The DeKoven centre, on the banks of Lake Michigan, is a traditional Anglo Catholic foundation in the Episcopal Church of the USA. Founded as the Racine College in 1852, it passed to the Community of Saint Mary, the oldest women's religious community in the Episcopal Church, in 1935. This picture shows Saint John's Chapel, standing in the centre of the campus. There is a full programme of retreats as well as a daily Mass and the other peripheral functions which a building of this size in the modern day needs to undertake in order to continue its central mission. I am grateful to my friend Andy Bartus for sending me these pictures, taken by his wife, Laura Bartus. Andy is a seminarian at Nashotah House in the USA and is coming to London in May as an intern with an Anglo Catholic Parish. I hope to be able to send pictures of us both enjoying a glass or two of wine in a variety of London bars, although I have a sneaking suspicion that I will have other things on my mind in June!
This is Saint Mary's Chapel, built by the community of Saint Mary soon after they took ownership of the complex. The website for the centre can be found here and the website for the Community here.
The view from Lake Michigan is windswept, as we may expect and reminds me of a hundred conspiracy theories of 'grey, cold buildings' which have housed Prelates for the Vatican from Milingo to Siri, if you believe the stories running around the internet.
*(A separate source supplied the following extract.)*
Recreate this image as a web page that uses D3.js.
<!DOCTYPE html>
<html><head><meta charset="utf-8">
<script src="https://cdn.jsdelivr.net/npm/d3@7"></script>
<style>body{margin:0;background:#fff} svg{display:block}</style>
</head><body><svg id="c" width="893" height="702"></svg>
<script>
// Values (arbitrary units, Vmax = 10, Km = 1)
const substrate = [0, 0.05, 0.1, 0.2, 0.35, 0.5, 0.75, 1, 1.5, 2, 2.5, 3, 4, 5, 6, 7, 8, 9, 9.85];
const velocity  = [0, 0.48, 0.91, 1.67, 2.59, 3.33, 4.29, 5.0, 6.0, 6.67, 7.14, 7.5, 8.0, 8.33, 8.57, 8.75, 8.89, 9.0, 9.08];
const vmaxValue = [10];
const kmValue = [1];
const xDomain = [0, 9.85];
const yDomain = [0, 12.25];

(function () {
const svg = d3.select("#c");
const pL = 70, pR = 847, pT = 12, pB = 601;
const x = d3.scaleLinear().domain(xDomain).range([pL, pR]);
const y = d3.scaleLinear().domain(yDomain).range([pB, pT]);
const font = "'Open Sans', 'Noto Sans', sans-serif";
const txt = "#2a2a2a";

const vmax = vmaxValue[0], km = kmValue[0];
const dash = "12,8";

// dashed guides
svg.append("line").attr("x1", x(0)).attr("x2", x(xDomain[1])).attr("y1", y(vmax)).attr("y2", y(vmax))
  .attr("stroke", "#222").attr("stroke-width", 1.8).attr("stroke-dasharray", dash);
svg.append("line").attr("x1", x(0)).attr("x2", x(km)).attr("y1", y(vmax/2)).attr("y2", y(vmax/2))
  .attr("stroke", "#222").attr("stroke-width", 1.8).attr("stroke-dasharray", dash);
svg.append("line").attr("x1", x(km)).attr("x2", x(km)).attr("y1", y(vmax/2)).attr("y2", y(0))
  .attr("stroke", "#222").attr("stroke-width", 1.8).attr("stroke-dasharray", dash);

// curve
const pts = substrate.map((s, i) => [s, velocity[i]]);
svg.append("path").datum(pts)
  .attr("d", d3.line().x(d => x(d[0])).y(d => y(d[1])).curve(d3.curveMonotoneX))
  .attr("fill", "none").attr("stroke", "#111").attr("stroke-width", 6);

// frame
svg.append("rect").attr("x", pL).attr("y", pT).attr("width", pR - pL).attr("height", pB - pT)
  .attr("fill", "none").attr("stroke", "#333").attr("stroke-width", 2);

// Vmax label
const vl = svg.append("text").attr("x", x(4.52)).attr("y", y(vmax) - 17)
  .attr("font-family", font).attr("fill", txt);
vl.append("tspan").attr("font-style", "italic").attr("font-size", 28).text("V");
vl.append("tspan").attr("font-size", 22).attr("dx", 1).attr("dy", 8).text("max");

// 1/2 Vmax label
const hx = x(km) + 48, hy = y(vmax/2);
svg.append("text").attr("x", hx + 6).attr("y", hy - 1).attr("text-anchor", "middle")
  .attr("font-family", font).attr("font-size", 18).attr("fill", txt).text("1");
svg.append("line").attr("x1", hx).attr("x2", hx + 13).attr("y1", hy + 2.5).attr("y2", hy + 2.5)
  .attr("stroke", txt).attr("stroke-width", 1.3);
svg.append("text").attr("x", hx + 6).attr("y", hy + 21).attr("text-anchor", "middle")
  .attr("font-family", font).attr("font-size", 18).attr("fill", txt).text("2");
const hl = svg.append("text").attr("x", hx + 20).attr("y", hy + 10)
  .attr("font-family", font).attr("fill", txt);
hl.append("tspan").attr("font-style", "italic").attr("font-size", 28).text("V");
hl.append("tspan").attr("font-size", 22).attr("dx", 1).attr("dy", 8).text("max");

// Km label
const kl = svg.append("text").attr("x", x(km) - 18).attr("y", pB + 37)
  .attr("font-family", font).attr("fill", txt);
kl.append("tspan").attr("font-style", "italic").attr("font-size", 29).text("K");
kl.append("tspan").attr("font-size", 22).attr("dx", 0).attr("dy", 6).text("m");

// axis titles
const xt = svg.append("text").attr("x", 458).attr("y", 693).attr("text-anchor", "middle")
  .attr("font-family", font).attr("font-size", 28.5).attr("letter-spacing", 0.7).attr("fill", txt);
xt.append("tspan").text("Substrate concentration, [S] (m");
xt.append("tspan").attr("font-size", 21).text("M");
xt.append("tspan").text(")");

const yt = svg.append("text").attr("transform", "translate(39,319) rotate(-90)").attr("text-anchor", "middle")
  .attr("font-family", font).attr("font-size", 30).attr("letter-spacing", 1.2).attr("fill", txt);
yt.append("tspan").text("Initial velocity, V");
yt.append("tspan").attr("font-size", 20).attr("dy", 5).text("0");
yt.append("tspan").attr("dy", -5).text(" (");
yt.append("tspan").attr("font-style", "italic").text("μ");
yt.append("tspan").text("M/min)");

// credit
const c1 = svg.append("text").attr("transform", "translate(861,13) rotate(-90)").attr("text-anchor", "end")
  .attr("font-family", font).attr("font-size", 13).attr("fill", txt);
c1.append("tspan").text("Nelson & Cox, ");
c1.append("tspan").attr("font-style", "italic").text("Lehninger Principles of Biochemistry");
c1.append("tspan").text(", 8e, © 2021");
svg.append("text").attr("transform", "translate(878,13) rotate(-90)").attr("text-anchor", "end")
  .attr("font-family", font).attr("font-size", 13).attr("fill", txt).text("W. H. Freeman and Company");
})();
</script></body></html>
I have to say that in my more dismissive moments I sometimes allow the thought to flash through my mind that if it is all true, which of course it is not, unity seems a funny old game. I wonder how many sede vaticanist movements there are, the Palmarians in Spain seem to have been quiet recently, as do the True Catholics in the hills of Kalispell, Montana. Maybe some people are waiting to see if Bishop Williamson will follow his reasoning through, maybe not. What with Pope Linus II, the Thuc Lineage, whatever Milingo is doing now and the Little Pebble to boot, there's certainly enough choice.
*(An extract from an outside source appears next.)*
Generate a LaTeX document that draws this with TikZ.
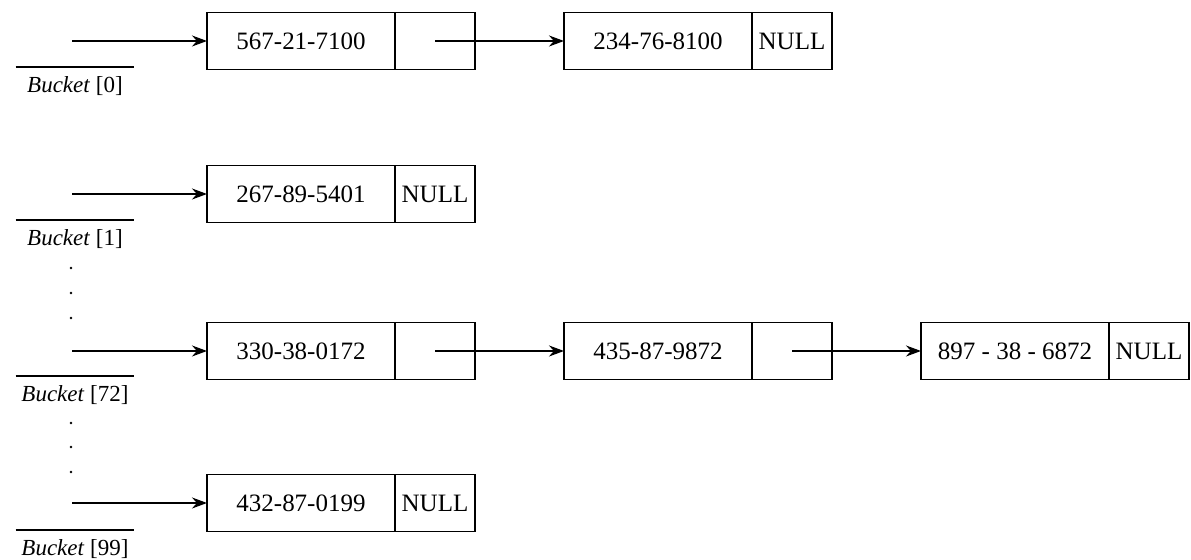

Schismatics aside, I have just had a delivery from J and M, with my new cassock and detachable cape, which I am very pleased with. I wonder if wearing cottas under capes is something reserved to Canons? I shall have to ask our friendly local Canons this Saturday on the Day Out. Such wondering pales into insignificance though after reading this news from blogger Iain Dale, wherein we read this statement from the Bishop of Rochester, who was asked to whom people should look for moral guidance in Britain......
'...if you want a moral lead, don't look to the Bishops. I certainly wouldn't.'
Which is clearly not a statement we here at Anglican Wanderings endorse, although it makes it difficult either way, for not endorsing it also detracts from the authority of the Episcopate. Maybe we should say that we do not completely endorse this statement. And pass the fudge.